__Given task__
Report how many lines include the word "this", and nothing besides that number.

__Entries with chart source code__
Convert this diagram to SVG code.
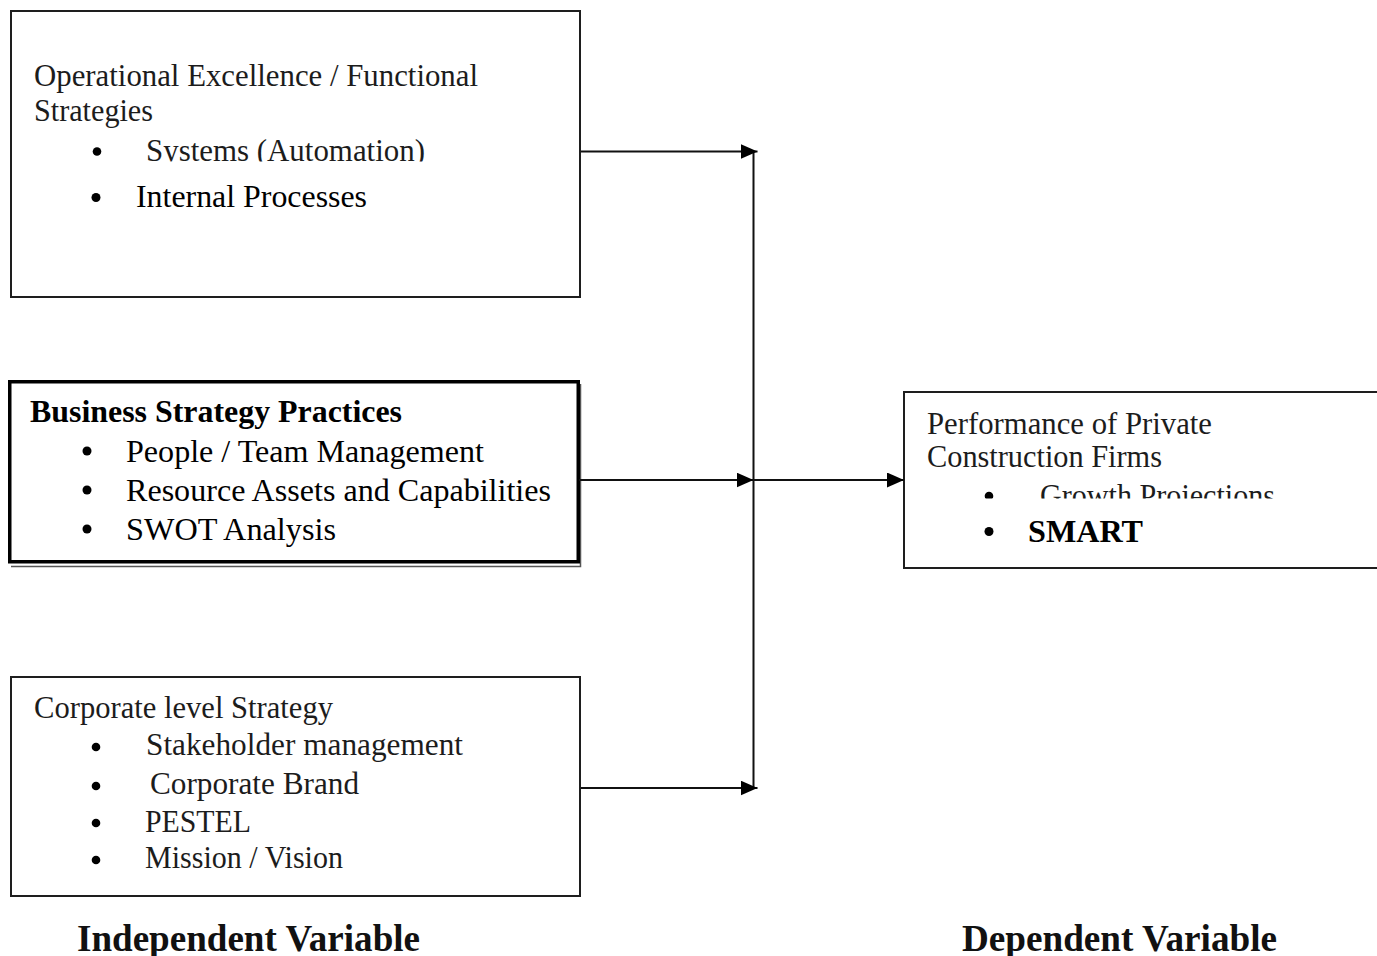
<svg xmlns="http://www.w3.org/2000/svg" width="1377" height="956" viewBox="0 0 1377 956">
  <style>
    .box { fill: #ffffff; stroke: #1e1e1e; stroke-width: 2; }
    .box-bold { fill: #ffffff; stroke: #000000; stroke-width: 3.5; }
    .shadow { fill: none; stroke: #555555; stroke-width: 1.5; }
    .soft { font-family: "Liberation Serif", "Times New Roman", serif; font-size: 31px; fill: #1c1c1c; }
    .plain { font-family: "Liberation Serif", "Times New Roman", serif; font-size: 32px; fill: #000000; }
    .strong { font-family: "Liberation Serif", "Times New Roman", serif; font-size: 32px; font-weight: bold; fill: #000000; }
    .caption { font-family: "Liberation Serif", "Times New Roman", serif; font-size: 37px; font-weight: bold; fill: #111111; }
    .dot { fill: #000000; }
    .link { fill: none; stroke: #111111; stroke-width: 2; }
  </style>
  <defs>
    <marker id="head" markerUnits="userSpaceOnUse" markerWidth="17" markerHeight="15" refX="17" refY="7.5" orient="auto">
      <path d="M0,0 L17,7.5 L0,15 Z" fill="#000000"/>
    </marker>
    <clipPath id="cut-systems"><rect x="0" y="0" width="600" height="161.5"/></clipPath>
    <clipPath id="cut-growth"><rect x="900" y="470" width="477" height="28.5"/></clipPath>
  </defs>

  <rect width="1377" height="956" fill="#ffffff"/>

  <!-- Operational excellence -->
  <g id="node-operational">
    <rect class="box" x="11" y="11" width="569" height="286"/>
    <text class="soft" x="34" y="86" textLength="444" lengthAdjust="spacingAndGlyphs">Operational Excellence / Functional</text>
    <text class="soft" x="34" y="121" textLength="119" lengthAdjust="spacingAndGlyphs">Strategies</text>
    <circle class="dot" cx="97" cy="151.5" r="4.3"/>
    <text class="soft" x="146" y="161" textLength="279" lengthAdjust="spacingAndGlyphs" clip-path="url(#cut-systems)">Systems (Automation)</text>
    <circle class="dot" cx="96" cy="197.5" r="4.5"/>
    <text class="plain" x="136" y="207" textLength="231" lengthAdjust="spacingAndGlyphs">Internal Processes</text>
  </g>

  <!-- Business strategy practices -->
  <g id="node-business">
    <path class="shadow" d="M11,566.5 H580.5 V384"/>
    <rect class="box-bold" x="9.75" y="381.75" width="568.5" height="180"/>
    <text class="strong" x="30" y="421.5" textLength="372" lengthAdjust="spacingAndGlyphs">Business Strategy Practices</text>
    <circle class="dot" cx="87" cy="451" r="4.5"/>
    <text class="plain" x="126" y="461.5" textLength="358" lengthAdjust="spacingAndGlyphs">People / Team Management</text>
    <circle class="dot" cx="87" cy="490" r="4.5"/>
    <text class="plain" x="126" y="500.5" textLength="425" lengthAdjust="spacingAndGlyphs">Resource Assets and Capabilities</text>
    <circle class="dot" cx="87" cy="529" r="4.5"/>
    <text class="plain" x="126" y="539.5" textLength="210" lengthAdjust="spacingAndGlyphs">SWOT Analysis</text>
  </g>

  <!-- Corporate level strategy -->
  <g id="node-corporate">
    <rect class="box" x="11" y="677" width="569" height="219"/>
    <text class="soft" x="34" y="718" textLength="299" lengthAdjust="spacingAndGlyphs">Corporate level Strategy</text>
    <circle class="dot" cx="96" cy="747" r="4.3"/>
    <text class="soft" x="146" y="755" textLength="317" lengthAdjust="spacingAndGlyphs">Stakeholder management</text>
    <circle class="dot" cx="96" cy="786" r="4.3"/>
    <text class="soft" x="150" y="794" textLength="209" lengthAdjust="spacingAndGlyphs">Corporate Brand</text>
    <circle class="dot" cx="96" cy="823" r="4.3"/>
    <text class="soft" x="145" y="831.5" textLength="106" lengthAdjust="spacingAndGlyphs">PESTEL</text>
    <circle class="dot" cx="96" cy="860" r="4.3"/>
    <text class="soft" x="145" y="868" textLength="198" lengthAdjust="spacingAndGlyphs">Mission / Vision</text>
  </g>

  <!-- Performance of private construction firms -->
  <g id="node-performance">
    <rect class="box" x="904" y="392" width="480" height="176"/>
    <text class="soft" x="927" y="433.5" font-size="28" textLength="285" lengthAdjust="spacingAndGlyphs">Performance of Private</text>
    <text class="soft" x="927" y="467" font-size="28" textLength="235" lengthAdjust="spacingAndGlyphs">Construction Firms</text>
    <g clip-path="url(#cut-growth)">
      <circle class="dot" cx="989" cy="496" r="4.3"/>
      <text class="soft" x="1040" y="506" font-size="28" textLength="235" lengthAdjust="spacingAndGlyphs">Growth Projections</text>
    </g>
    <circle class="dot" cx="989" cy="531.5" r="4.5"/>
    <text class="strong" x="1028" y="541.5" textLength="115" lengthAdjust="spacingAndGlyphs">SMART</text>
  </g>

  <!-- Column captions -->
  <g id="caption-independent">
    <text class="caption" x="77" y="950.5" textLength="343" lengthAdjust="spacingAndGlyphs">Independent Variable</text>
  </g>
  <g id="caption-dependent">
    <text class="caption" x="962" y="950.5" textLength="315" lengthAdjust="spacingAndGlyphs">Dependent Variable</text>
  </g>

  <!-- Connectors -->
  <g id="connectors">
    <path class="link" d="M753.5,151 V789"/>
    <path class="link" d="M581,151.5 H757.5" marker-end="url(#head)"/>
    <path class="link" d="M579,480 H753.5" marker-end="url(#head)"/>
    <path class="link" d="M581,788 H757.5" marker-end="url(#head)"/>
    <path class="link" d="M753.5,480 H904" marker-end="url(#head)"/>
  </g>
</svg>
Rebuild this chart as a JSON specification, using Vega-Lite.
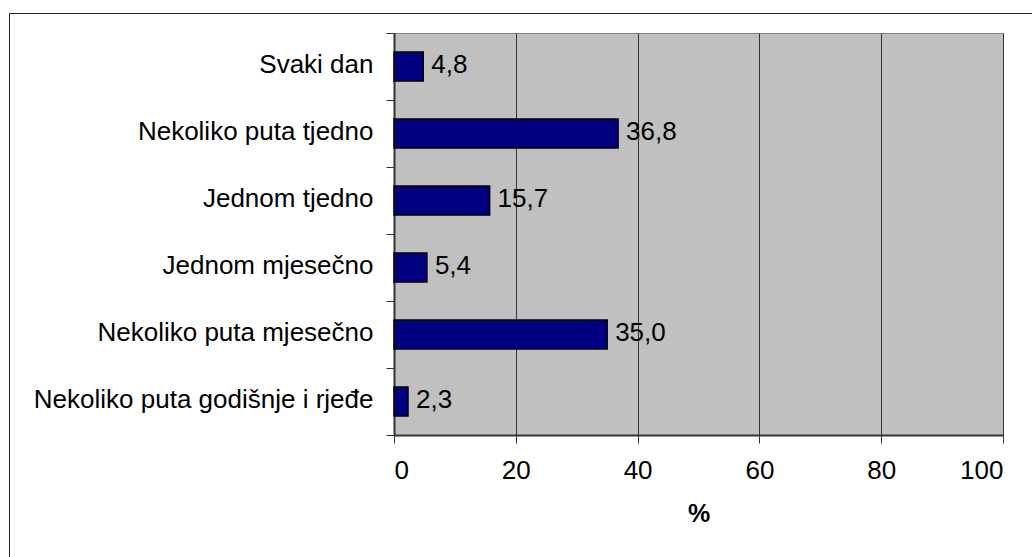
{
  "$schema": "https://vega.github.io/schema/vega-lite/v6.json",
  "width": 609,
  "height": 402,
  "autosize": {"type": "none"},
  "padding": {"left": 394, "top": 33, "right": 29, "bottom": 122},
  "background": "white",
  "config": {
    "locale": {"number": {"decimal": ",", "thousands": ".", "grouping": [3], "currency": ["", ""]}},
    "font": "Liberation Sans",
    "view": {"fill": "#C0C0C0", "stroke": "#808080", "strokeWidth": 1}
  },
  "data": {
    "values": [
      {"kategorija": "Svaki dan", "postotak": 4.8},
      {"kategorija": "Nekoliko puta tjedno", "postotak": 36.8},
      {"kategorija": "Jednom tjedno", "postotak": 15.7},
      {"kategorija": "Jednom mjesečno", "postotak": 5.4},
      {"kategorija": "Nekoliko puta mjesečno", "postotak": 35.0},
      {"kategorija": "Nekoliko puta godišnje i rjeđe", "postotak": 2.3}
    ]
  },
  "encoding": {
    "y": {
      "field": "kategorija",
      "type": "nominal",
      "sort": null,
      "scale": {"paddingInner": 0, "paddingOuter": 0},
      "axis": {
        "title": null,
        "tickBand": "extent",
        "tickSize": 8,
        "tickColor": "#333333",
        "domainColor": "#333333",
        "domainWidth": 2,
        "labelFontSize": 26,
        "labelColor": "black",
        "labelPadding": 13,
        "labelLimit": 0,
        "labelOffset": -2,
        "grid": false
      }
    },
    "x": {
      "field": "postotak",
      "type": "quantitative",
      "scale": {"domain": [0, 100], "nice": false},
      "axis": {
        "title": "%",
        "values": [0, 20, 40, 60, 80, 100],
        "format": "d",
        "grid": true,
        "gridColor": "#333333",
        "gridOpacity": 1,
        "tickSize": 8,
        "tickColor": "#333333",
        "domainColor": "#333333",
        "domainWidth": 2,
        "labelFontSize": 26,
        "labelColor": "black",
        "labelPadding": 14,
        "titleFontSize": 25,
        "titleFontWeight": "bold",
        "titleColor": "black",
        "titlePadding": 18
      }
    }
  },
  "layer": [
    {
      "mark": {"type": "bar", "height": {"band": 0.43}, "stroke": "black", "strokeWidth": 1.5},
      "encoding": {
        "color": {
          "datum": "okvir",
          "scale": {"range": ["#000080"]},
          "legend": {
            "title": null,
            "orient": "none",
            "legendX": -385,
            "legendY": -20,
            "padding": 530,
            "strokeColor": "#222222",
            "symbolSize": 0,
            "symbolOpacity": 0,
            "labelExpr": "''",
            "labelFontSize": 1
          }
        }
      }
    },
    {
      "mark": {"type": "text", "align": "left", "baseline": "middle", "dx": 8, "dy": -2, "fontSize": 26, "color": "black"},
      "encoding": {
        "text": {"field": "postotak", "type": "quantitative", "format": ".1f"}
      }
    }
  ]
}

__Result of the exercise__
2